Foucault’s “panopticon” analogy illustrates this power arrangement (Foucault, 1979). In a circular prison, the invisible guard in the centre sees all the inmates. Each prisoner is disciplined by his or her awareness of the guard (and the guard’s power), not by the guard’s actual presence.

Applying this analogy to exercise and the fit female body, exercise practices (e.g., aerobics, weight-lifting) and the way(s) in which the media and fitness industry promote these practices (e.g., linking the practices to weight loss and appearance) represent effective forms of disciplinary power over women. The exercise discourse (i.e., the various ways “exercise” is talked about) therefore invisibly persuades women to control their bodies and appearance in the service of society (Markula, 2001).

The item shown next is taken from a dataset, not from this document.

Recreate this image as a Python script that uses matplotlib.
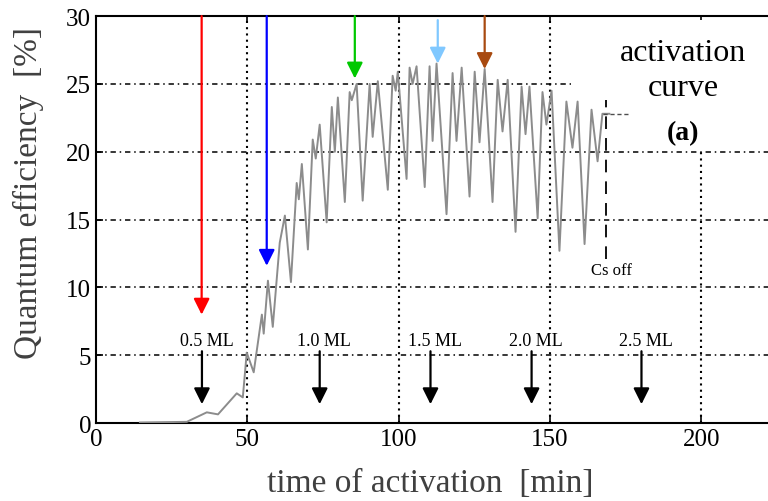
import numpy as np
import matplotlib.pyplot as plt
from matplotlib.patches import Rectangle

plt.rcParams['font.family'] = ['Liberation Serif', 'DejaVu Serif']

# activation curve: time [min] and quantum efficiency [%], read at turning points
t_curve = [14.5, 30.0, 36.6, 40.3, 46.5, 48.5, 49.8, 52.1, 54.8, 55.4,
           56.8, 58.4, 60.7, 62.4, 64.4, 66.3, 67.0, 68.0, 70.0, 71.6,
           72.6, 73.9, 76.2, 77.9, 78.9, 79.9, 82.2, 83.8, 84.5, 86.1,
           88.1, 90.4, 91.4, 93.1, 96.4, 98.0, 99.0, 99.7, 102.6, 103.6,
           104.6, 105.9, 108.6, 110.2, 111.2, 112.5, 115.8, 117.8, 119.1, 120.8,
           123.4, 125.1, 126.7, 128.4, 131.0, 132.7, 134.3, 136.0, 138.6, 140.6,
           141.9, 143.2, 145.9, 147.5, 148.8, 150.5, 153.1, 155.4, 157.4, 159.1,
           161.4, 163.7, 165.7, 167.3, 169.6]
qe_curve = [0.05, 0.1, 0.8, 0.65, 2.2, 1.9, 5.2, 3.75, 8.0, 6.6,
            10.5, 7.1, 13.3, 15.3, 10.4, 17.7, 16.5, 19.1, 12.8, 20.9,
            19.5, 22.0, 14.8, 23.3, 20.0, 24.0, 16.3, 24.4, 23.8, 25.0,
            16.4, 25.0, 21.1, 25.2, 17.2, 25.6, 24.5, 25.9, 18.0, 26.2,
            25.0, 26.3, 17.4, 26.3, 20.8, 26.5, 15.4, 25.8, 20.8, 26.2,
            16.7, 25.9, 20.7, 26.1, 16.3, 25.3, 21.5, 25.3, 14.1, 24.8,
            21.3, 24.8, 15.1, 24.4, 22.0, 24.5, 12.7, 23.7, 20.3, 23.7,
            13.2, 23.1, 19.3, 22.8, 22.8]

# coloured marker arrows: position, tip value, colour
mark_t = [34.9, 56.4, 85.5, 112.9, 128.4]
mark_tip = [8.0, 11.6, 25.4, 26.5, 26.1]
mark_start = [30, 30, 30, 29.7, 30]
mark_col = ['#ff0000', '#0000ff', '#00c800', '#80c8ff', '#a84a10']

# Cs coverage arrows
ml_t = [35.0, 73.9, 110.5, 143.9, 180.2]
ml_lab = ['0.5 ML', '1.0 ML', '1.5 ML', '2.0 ML', '2.5 ML']

cs_off_t = 168.6

fig = plt.figure(figsize=(7.68, 5.02), dpi=100)
ax = fig.add_axes([0.125, 0.155, 0.875, 0.811])
ax.set_xlim(0, 222)
ax.set_ylim(0, 30)

# grid
for y in [5, 10, 15, 20, 25]:
    ax.axhline(y, color='k', lw=1.1, ls=(0, (3.5, 2.5, 1, 2.5)), zorder=1)
for x in [50, 100, 150, 200]:
    ax.axvline(x, color='k', lw=1.5, ls=(0, (1, 2)), zorder=1)

# white box behind the title text
ax.add_patch(Rectangle((157, 20.3), 70, 9.4, facecolor='white', edgecolor='none', zorder=2))

ax.plot(t_curve, qe_curve, color='0.55', lw=1.4, zorder=4, solid_joinstyle='round')
ax.plot([167.5, 176.5], [22.8, 22.8], color='0.3', lw=1, ls=(0, (3, 2)), zorder=4)

# Cs off line
ax.plot([cs_off_t, cs_off_t], [12.1, 23.8], color='k', lw=1.3, ls=(0, (7, 5)), zorder=3)
ax.text(cs_off_t + 1.8, 11.3, 'Cs off', fontsize=12, ha='center', va='center', zorder=5)

for t, tip, s, c in zip(mark_t, mark_tip, mark_start, mark_col):
    ax.annotate('', xy=(t, tip), xytext=(t, s),
                arrowprops=dict(arrowstyle='-|>', color=c, lw=1.6, mutation_scale=24,
                                shrinkA=0, shrinkB=0), zorder=5)

for t, lab in zip(ml_t, ml_lab):
    ax.annotate('', xy=(t, 1.4), xytext=(t, 5.3),
                arrowprops=dict(arrowstyle='-|>', color='k', lw=1.6, mutation_scale=24,
                                shrinkA=0, shrinkB=0), zorder=5)
    ax.text(t + 1.5, 6.1, lab, fontsize=13, ha='center', va='center',
            bbox=dict(facecolor='white', edgecolor='none', pad=0.3), zorder=5)

ax.text(194, 27.3, 'activation', fontsize=23, ha='center', va='center', zorder=5)
ax.text(194, 24.7, 'curve', fontsize=23, ha='center', va='center', zorder=5)
ax.text(194, 21.4, '(a)', fontsize=20, fontweight='bold', ha='center', va='center', zorder=5)

ax.set_xticks([0, 50, 100, 150, 200])
ax.set_yticks([0, 5, 10, 15, 20, 25, 30])
ax.tick_params(direction='in', top=True, right=False, labelsize=18, length=5, width=1.2)
ax.spines['right'].set_visible(False)
for s in ['left', 'bottom', 'top']:
    ax.spines[s].set_linewidth(1.5)

ax.set_xlabel('time of activation  [min]', fontsize=24, color='0.25')
ax.set_ylabel('Quantum efficiency  [%]', fontsize=24, color='0.25')
ax.xaxis.set_label_coords(0.497, -0.108)
ax.yaxis.set_label_coords(-0.078, 0.567)

fig.savefig('out.png', dpi=100)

When women exercise to mould their bodies to the ideal, they willingly take on the responsibility to control their bodies. This practice of self-control is further perpetuated when women feel good about themselves as their bodies approach the ideal (Markula, 2001). Ironically, while society’s standards define this ideal body, by pursuing that ideal, women keep the myth of the ideal body alive. Thus, even the enhanced self-esteem that results from a “better body” serves the ultimate purpose of the powerful (e.g., the media, the fitness industry)—to oppress women.

The panoptic power arrangement ensures that women are so occupied in obtaining the “healthy look” that they have little time to wonder why they are doing it.

Is Resistance to Power Futile?
The conclusion above is
depressing! Is this power over women so entrenched that whatever women do to better themselves (e.g., exercising) all serves some invisible power (e.g., the media and the fitness industry)? The invisible power of the panopticon certainly shapes the thoughts and behaviour of women in relation to their bodies (Markula, 2001). However, if this “power grip” were complete, women would never question the ideal body and would passively exercise solely to attain that ideal.

Research suggests that, in fact, women’s relationship with the ideal body is contradictory. For example, Markula (2001) concludes that women do aerobics for reasons other than improving their bodies (e.g., increased energy, social opportunities). Similarly, my research shows that while women do exercise to conform to the ideal body, they are also aware of the futility of this quest (and participate for reasons besides appearance) (McGannon, 2002).

Popular cultural discourse (i.e., ways of speaking) about the fit female body is oppressive. However, women can give different and alternative meanings to the ideal fit female body. Exercise does not have to be a vehicle for oppressive body discourses. Women can resist these discourses by

  • rejecting the dominant ways of speaking about women’s bodies in relation to exercise and fitness;
  • opposing appearance-related reasons for participating in exercise; and
  • resisting exercise practices that perpetuate this myth (e.g., non-functional “body shaping” exercises).